Le film est sorti en France le 10 avril, les critiques sont très sévères.

Je ne les ai pas lues. Je ne sais pas lire ! Vous savez, je n’ai toujours pas eu de bonnes critiques, ce n’est pas nouveau comme phénomène. J’ai eu des critiques effroyables pour Tatie Danielle et pour Le bonheur est dans le pré, donc je suis habitué.

Il était tout de même risqué de faire une suite à Tanguy.

Oui, bien évidemment que c’est un risque, mais vivre est un risque. J’ai complètement oublié tout ça, je me suis mis au travail. J’ai beaucoup aimé travailler sur ce film, de l’écriture jusqu’à la réalisation.
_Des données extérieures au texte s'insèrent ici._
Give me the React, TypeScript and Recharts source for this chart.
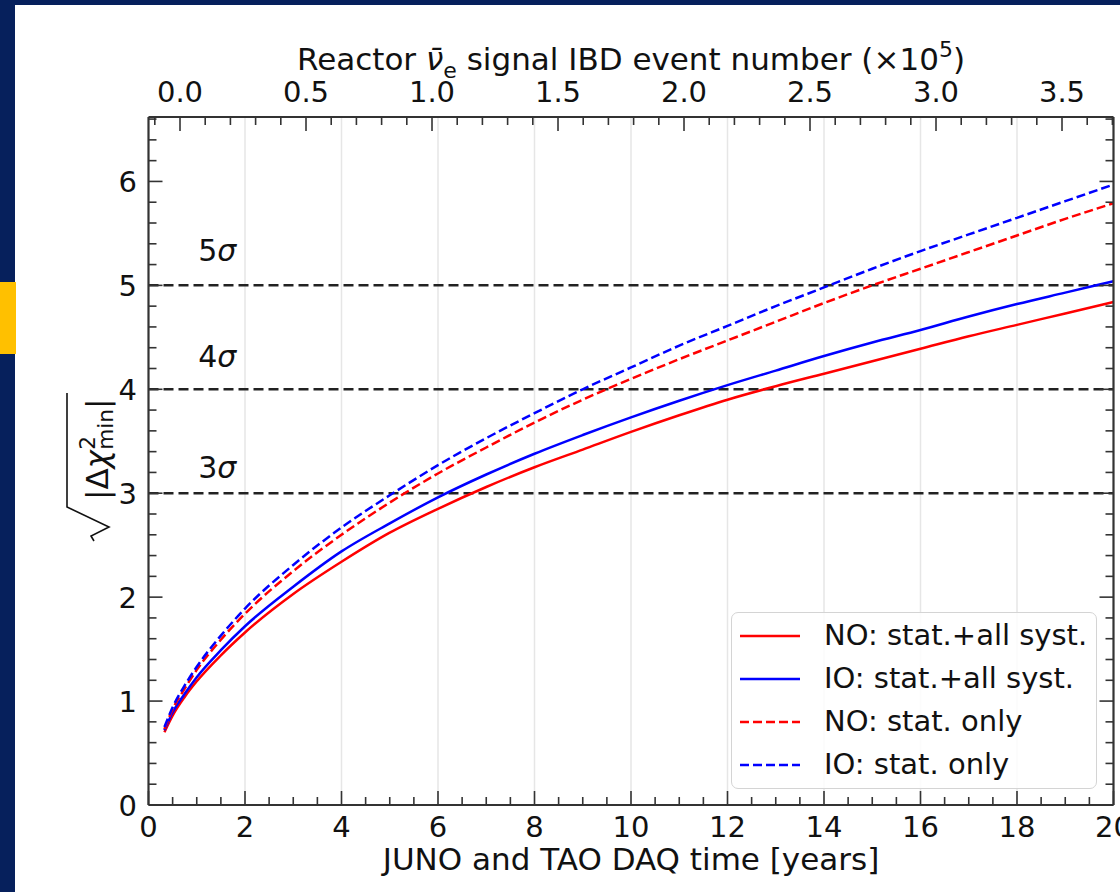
import React from "react";
import {
  LineChart,
  Line,
  XAxis,
  YAxis,
  ReferenceLine,
  ReferenceDot,
  Legend,
} from "recharts";

// DAQ time in years, and sqrt(|dchi2_min|) for each ordering / systematics case
const YEARS = [0.33, 0.5, 0.75, 1, 1.5, 2, 3, 4, 5, 6, 7, 8, 9, 10, 11, 12, 13, 14, 15, 16, 17, 18, 19, 20];
const NO_SYST = [0.7, 0.86, 1.04, 1.19, 1.44, 1.66, 2.03, 2.34, 2.62, 2.85, 3.06, 3.25, 3.42, 3.59, 3.75, 3.9, 4.03, 4.15, 4.27, 4.39, 4.51, 4.62, 4.73, 4.84];
const IO_SYST = [0.72, 0.89, 1.07, 1.23, 1.49, 1.72, 2.1, 2.44, 2.71, 2.96, 3.18, 3.38, 3.56, 3.73, 3.89, 4.04, 4.18, 4.32, 4.45, 4.57, 4.7, 4.82, 4.93, 5.04];
const NO_STAT = [0.73, 0.92, 1.12, 1.3, 1.59, 1.84, 2.25, 2.6, 2.91, 3.19, 3.44, 3.68, 3.9, 4.1, 4.29, 4.47, 4.65, 4.83, 5.0, 5.16, 5.32, 5.48, 5.64, 5.79];
const IO_STAT = [0.75, 0.94, 1.15, 1.33, 1.63, 1.89, 2.31, 2.67, 2.98, 3.27, 3.53, 3.77, 4.0, 4.21, 4.42, 4.61, 4.8, 4.98, 5.16, 5.33, 5.49, 5.65, 5.81, 5.97];

const SERIES_KEYS = ["noSyst", "ioSyst", "noStat", "ioStat"];
const SERIES_NAMES = ["NO: stat.+all syst.", "IO: stat.+all syst.", "NO: stat. only", "IO: stat. only"];

const SIGMA_LEVELS = [3, 4, 5];
const SIGMA_LABELS = ["3", "4", "5"];

const GRID_YEARS = [2, 4, 6, 8, 10, 12, 14, 16, 18];

// top axis: reactor IBD events (x1e5), tied to DAQ time
const IBD_AT_ZERO_YEARS = 0.653; // years at which the IBD axis reads 0
const YEARS_PER_IBD = 5.2228; // years per 1e5 events on the top scale
const IBD_TICKS = Array.from({ length: 39 }, (_, i) => (i - 1) / 10);
const TOP_TICKS = IBD_TICKS.map((v) => IBD_AT_ZERO_YEARS + v * YEARS_PER_IBD);

// tick positions (all ticks, majors picked out when drawing)
const BOTTOM_TICKS = Array.from({ length: 41 }, (_, i) => i * 0.5);
const Y_TICKS = Array.from({ length: 34 }, (_, i) => Math.round(i * 2) / 10);

const chartData = YEARS.map((t, i) => ({
  t,
  noSyst: NO_SYST[i],
  ioSyst: IO_SYST[i],
  noStat: NO_STAT[i],
  ioStat: IO_STAT[i],
}));

const FONT = "'DejaVu Sans', Verdana, sans-serif";
const TXT = "#111";
const AXIS = "#333";
const NAVY = "#06205c";
const LINE_COLORS = ["#ff0000", "#0000ff", "#ff0000", "#0000ff"];
const LINE_DASH = [undefined, undefined, "9 4", "9 4"];
const SIGMA_TEXT_X = 1.03;
const SIGMA_TEXT_OFFSET = [0.15, 0.21, 0.23];

const isMult = (v: number, step: number) => {
  const q = v / step;
  return Math.abs(q - Math.round(q)) < 1e-6;
};

const MAJOR = 14;
const MINOR = 8;
const TICK_FONT = 29;

const BottomTick = (p: any) => {
  const v = p.payload.value;
  const major = isMult(v, 2);
  return (
    <g>
      <line x1={p.x} y1={p.y} x2={p.x} y2={p.y - (major ? MAJOR : MINOR)} stroke={AXIS} strokeWidth={1.6} />
      {major && (
        <text x={p.x} y={p.y + 32} textAnchor="middle" fontSize={TICK_FONT} fill={TXT} fontFamily={FONT}>
          {Math.round(v)}
        </text>
      )}
    </g>
  );
};

const TopTick = (p: any) => {
  const ibd = Math.round(((p.payload.value - IBD_AT_ZERO_YEARS) / YEARS_PER_IBD) * 10) / 10;
  const major = isMult(ibd, 0.5);
  return (
    <g>
      <line x1={p.x} y1={p.y} x2={p.x} y2={p.y + (major ? MAJOR : MINOR)} stroke={AXIS} strokeWidth={1.6} />
      {major && (
        <text x={p.x} y={p.y - 15} textAnchor="middle" fontSize={TICK_FONT} fill={TXT} fontFamily={FONT}>
          {Math.abs(ibd).toFixed(1)}
        </text>
      )}
    </g>
  );
};

const LeftTick = (p: any) => {
  const v = p.payload.value;
  const major = isMult(v, 1);
  return (
    <g>
      <line x1={p.x} y1={p.y} x2={p.x + (major ? MAJOR : MINOR)} y2={p.y} stroke={AXIS} strokeWidth={1.6} />
      {major && (
        <text x={p.x - 11.5} y={p.y + 10.5} textAnchor="end" fontSize={TICK_FONT} fill={TXT} fontFamily={FONT}>
          {Math.round(v)}
        </text>
      )}
    </g>
  );
};

const RightTick = (p: any) => {
  const v = p.payload.value;
  const major = isMult(v, 1);
  return (
    <line x1={p.x} y1={p.y} x2={p.x - (major ? MAJOR : MINOR)} y2={p.y} stroke={AXIS} strokeWidth={1.6} />
  );
};

const BottomTitle = (props: any) => {
  const vb = props.viewBox;
  return (
    <text x={vb.x + vb.width / 2} y={vb.y + 65} textAnchor="middle" fontSize={31} fill={TXT} fontFamily={FONT}>
      JUNO and TAO DAQ time [years]
    </text>
  );
};

const TopTitle = (props: any) => {
  const vb = props.viewBox;
  return (
    <text x={vb.x + vb.width / 2} y={vb.y + 23} textAnchor="middle" fontSize={31} fill={TXT} fontFamily={FONT}>
      Reactor <tspan fontStyle="italic">{"\u03BD\u0304"}</tspan>
      <tspan fontSize={22} dy={8}>e</tspan>
      <tspan dy={-8}> signal IBD event number (×10</tspan>
      <tspan fontSize={22} dy={-13}>5</tspan>
      <tspan dy={13}>)</tspan>
    </text>
  );
};

const YTitle = (props: any) => {
  const vb = props.viewBox;
  const cx = vb.x + 19.5;
  const cy = vb.y + vb.height / 2;
  return (
    <g transform={`translate(${cx},${cy}) rotate(-90)`} fontFamily={FONT} fill={TXT}>
      <path d="M-80,-14 L-75,-17 L-66,1 L-46,-41 L68,-41" fill="none" stroke={TXT} strokeWidth={1.6} />
      <text x={-39} y={0} fontSize={31}>|Δ</text>
      <text x={-7.4} y={0} fontSize={31} fontStyle="italic">χ</text>
      <text x={11.2} y={-13} fontSize={21.7}>2</text>
      <text x={11.2} y={5} fontSize={21.7}>min</text>
      <text x={52} y={0} fontSize={31}>|</text>
    </g>
  );
};

const SigmaText = (label: string) => (p: any) => (
  <text x={p.cx} y={p.cy} fontSize={30} fill={TXT} fontFamily={FONT}>
    {label}
    <tspan fontStyle="italic">σ</tspan>
  </text>
);

const LegendBox = (props: any) => {
  const payload = [...(props.payload || [])].sort(
    (a: any, b: any) => SERIES_KEYS.indexOf(a.dataKey) - SERIES_KEYS.indexOf(b.dataKey)
  );
  return (
    <div
      style={{
        width: 366,
        height: 177,
        boxSizing: "border-box",
        border: "1.5px solid #d4d4d4",
        borderRadius: 7,
        background: "rgba(255,255,255,0.85)",
        paddingTop: 1,
      }}
    >
      {payload.map((entry: any) => {
        const idx = SERIES_KEYS.indexOf(entry.dataKey);
        return (
          <div key={`leg-${entry.dataKey}`} style={{ height: 43, display: "flex", alignItems: "center" }}>
            <svg width={60} height={6} style={{ marginLeft: 8, flex: "none" }}>
              <line
                x1={0}
                y1={3}
                x2={60}
                y2={3}
                stroke={LINE_COLORS[idx]}
                strokeWidth={2.5}
                strokeDasharray={LINE_DASH[idx]}
              />
            </svg>
            <span
              style={{
                marginLeft: 24,
                fontSize: 29,
                fontFamily: FONT,
                color: TXT,
                lineHeight: "43px",
                whiteSpace: "nowrap",
              }}
            >
              {SERIES_NAMES[idx]}
            </span>
          </div>
        );
      })}
    </div>
  );
};

export default function App() {
  return (
    <div style={{ position: "absolute", left: 0, top: 0, width: 1120, height: 892, background: NAVY, overflow: "hidden" }}>
      <div style={{ position: "absolute", left: 15, top: 5, right: 0, bottom: 0, background: "#fff" }} />
      <div style={{ position: "absolute", left: 0, top: 282, width: 16, height: 72, background: "#ffc000" }} />
      <div style={{ position: "absolute", left: 0, top: 0 }}>
        <LineChart width={1120} height={892} data={chartData} margin={{ top: 47, right: 1.5, bottom: 17, left: 88.5 }}>
          <XAxis
            xAxisId="b"
            dataKey="t"
            type="number"
            orientation="bottom"
            domain={[0, 20]}
            allowDataOverflow
            ticks={BOTTOM_TICKS}
            interval={0}
            height={70}
            tickSize={0}
            tickMargin={0}
            tickLine={false}
            tick={BottomTick}
            axisLine={{ stroke: AXIS, strokeWidth: 2.2 }}
            label={{ content: BottomTitle }}
          />
          <XAxis
            xAxisId="t"
            dataKey="t"
            type="number"
            orientation="top"
            domain={[0, 20]}
            allowDataOverflow
            ticks={TOP_TICKS}
            interval={0}
            height={70}
            tickSize={0}
            tickMargin={0}
            tickLine={false}
            tick={TopTick}
            axisLine={{ stroke: AXIS, strokeWidth: 2.2 }}
            label={{ content: TopTitle }}
          />
          <YAxis
            yAxisId="l"
            type="number"
            orientation="left"
            domain={[0, 6.62]}
            allowDataOverflow
            ticks={Y_TICKS}
            interval={0}
            width={60}
            tickSize={0}
            tickMargin={0}
            tickLine={false}
            tick={LeftTick}
            axisLine={{ stroke: AXIS, strokeWidth: 2.2 }}
            label={{ content: YTitle }}
          />
          <YAxis
            yAxisId="r"
            type="number"
            orientation="right"
            domain={[0, 6.62]}
            allowDataOverflow
            ticks={Y_TICKS}
            interval={0}
            width={5}
            tickSize={0}
            tickMargin={0}
            tickLine={false}
            tick={RightTick}
            axisLine={{ stroke: AXIS, strokeWidth: 2.2 }}
          />

          {GRID_YEARS.map((g) => (
            <ReferenceLine key={`grid-${g}`} x={g} xAxisId="b" yAxisId="l" stroke="#e6e6e6" strokeWidth={1.5} />
          ))}

          {SIGMA_LEVELS.map((s) => (
            <ReferenceLine
              key={`sig-${s}`}
              y={s}
              xAxisId="b"
              yAxisId="l"
              stroke="#222"
              strokeWidth={2.5}
              strokeDasharray="10 5"
            />
          ))}

          {SIGMA_LEVELS.map((s, i) => (
            <ReferenceDot
              key={`sigtxt-${s}`}
              x={SIGMA_TEXT_X}
              y={s + SIGMA_TEXT_OFFSET[i]}
              xAxisId="b"
              yAxisId="l"
              r={1}
              shape={SigmaText(SIGMA_LABELS[i])}
            />
          ))}

          {SERIES_KEYS.map((k, i) => (
            <Line
              key={k}
              xAxisId="b"
              yAxisId="l"
              type="monotone"
              dataKey={k}
              name={SERIES_NAMES[i]}
              stroke={LINE_COLORS[i]}
              strokeWidth={2.5}
              strokeDasharray={LINE_DASH[i]}
              dot={false}
              activeDot={false}
              isAnimationActive={false}
            />
          ))}

          <Legend
            layout="vertical"
            align="center"
            verticalAlign="middle"
            content={LegendBox}
            wrapperStyle={{ left: 731, top: 612, width: 366, height: 177 }}
          />
        </LineChart>
      </div>
    </div>
  );
}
J’essaie de parler du pays dans lequel je vis, de faire une satire dont je ne m’exclus pas. La comédie permet de parler de sujets difficilement acceptables. En faisant rire les gens, on leur faire admettre, le temps d’un instant, quelque chose qu’un long discours n’aurait pas réussi à faire.

Est-ce plus difficile de faire rire aujourd’hui ?

Non, je n’ai pas l’impression, même si on entend des tas de choses comme : peut-on rire de tout ? Il y a en France une humoriste, Blanche Gardin, qui dit des choses extrêmement risquées. Elle a un talent fou et une intelligence phénoménale, ce qui prouve qu’il y a des gens qui peuvent encore le faire.